Phase 8. Monitor results for continuous improvement. 

            The process of monitoring the results for continuous improvement follows. The input is the operational project deliverable or improvement.  The process in phase 8 involves: (1) evaluating project performance metrics, (2) assessing the project processes, and (3) seeking continuous improvement of the project deliverable and project processes. The output of this process is a successful project. 

            The customer-driven project management operates over the long-term.  Once the deliverable is operational, the customer- driven lead team as other customer-driven teams as appropriate continue as long as the mutual relationship provides joint benefits for the customer and project supplier.  The team continues to monitor the project and processes performance.  They take action as necessary to maintain total customer satisfaction.  The teams perform continuous improvement activities.  This could include modification of the existing deliverable or even a completely new deliverable.  The project is never complete until there is no deliverable needed by the customer.  

            The outcome of phase 8 is the continuous improvement of project deliverable and project processes. The documentation of this step involves: 

            *            Project performance metrics

            *            Process performance metrics

            *            Issues for continuous improvement 

Phase 8a. Close-out. 

            Eventually, the project will reach close-out.  Close-out consists of (1) close-out plan, (2) divestment of resources, and (3) report of lessons learned. 

            The close-out plan outlines the specific tasks, responsibilities, and time-phasing for completing the product deliverable's life cycle. The plan should consider reassignment of people resources, disposition of the inventory of product deliverable and spares, and logistics support requirements. The close-out plan should consider a final evaluation of all people participating in the project. This evaluation forms the basis for the next assignment. Beyond people, the close-out plan deals with the disposition of inventory. The inventory disposition must include methods that assess both cost and the environment. Finally, the close-out plan requires a logistics support annex to actually accomplish the close-out. This could include: packaging, handling, transporting, disassembly, decomposition, etc.    

            The second subprocess involves the actual divestment of the project deliverable. This includes the phase-out and/or disposal of the project deliverable and project process capability. Besides the actual inventory mentioned above, this may include the project documentation. Depending on the project, the dismantling of the documentation is a major task by itself.   

            The third subprocess in close-out is reporting the lessons learned. This is important for future projects. It becomes a database of information for prospective proposal and customer- driven project management endeavors.

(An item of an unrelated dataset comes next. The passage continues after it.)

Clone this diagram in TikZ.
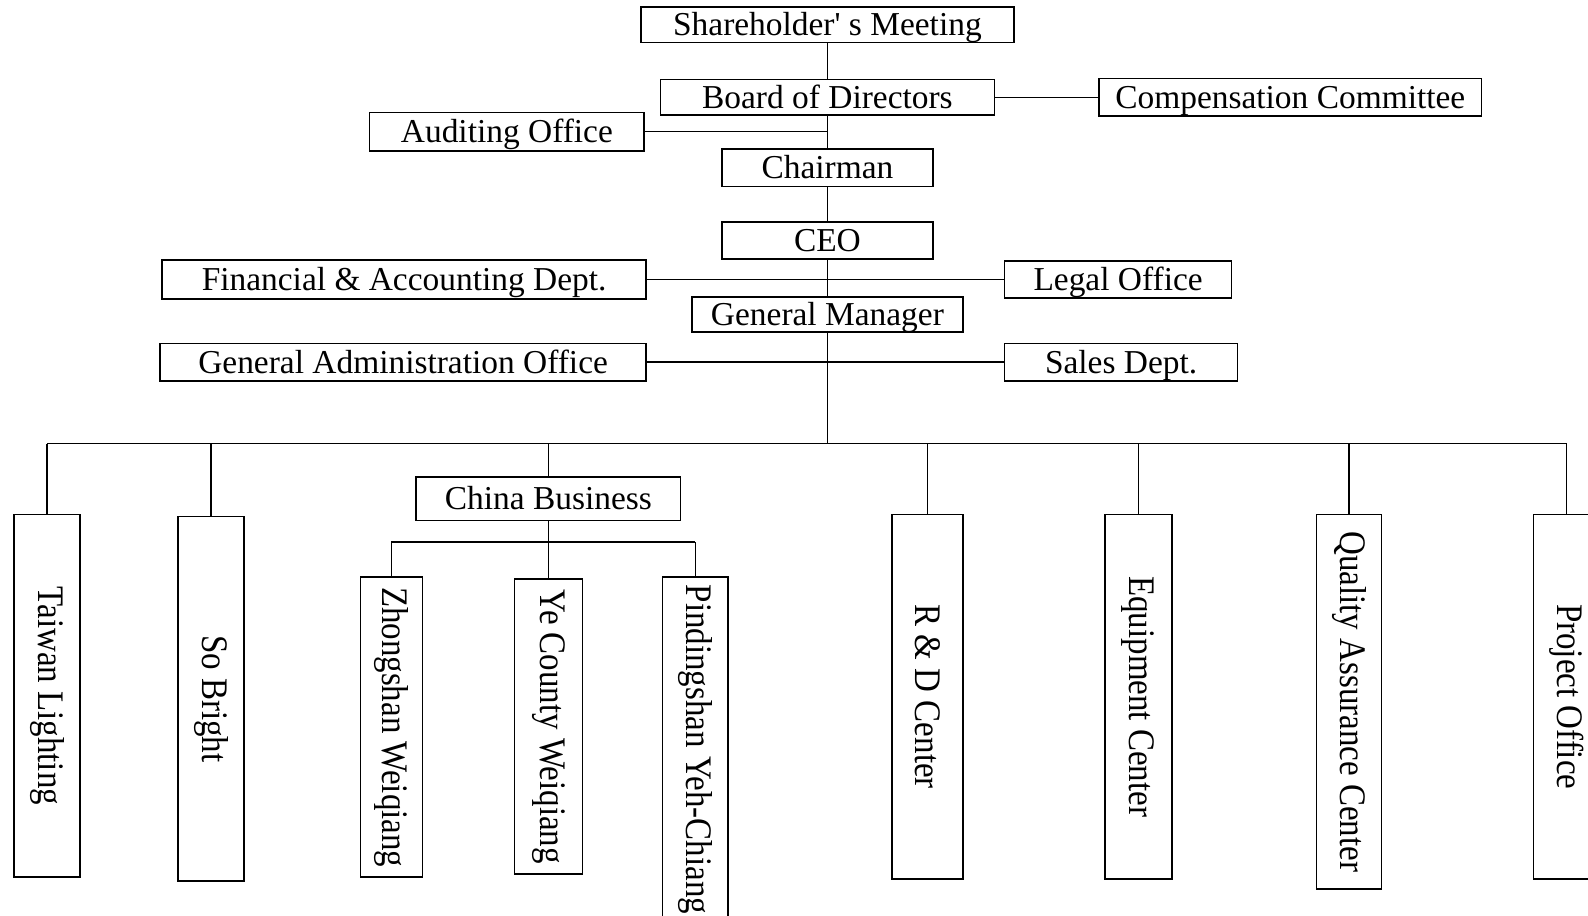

             "Customerizing" project management can move from concept to practical operation through the synthesizing and broadening of the popular management techniques of Total Quality Management and Project Management.  The foundation being a new step-by-step customer-driven process of eight phases.  These eight phases of the customer-driven project process are repeated many times over time in a full scale partnering agreement between supplier and customer.  As each new project is undertaken, project processes are improved using insights and learning gained in earlier partnered projects.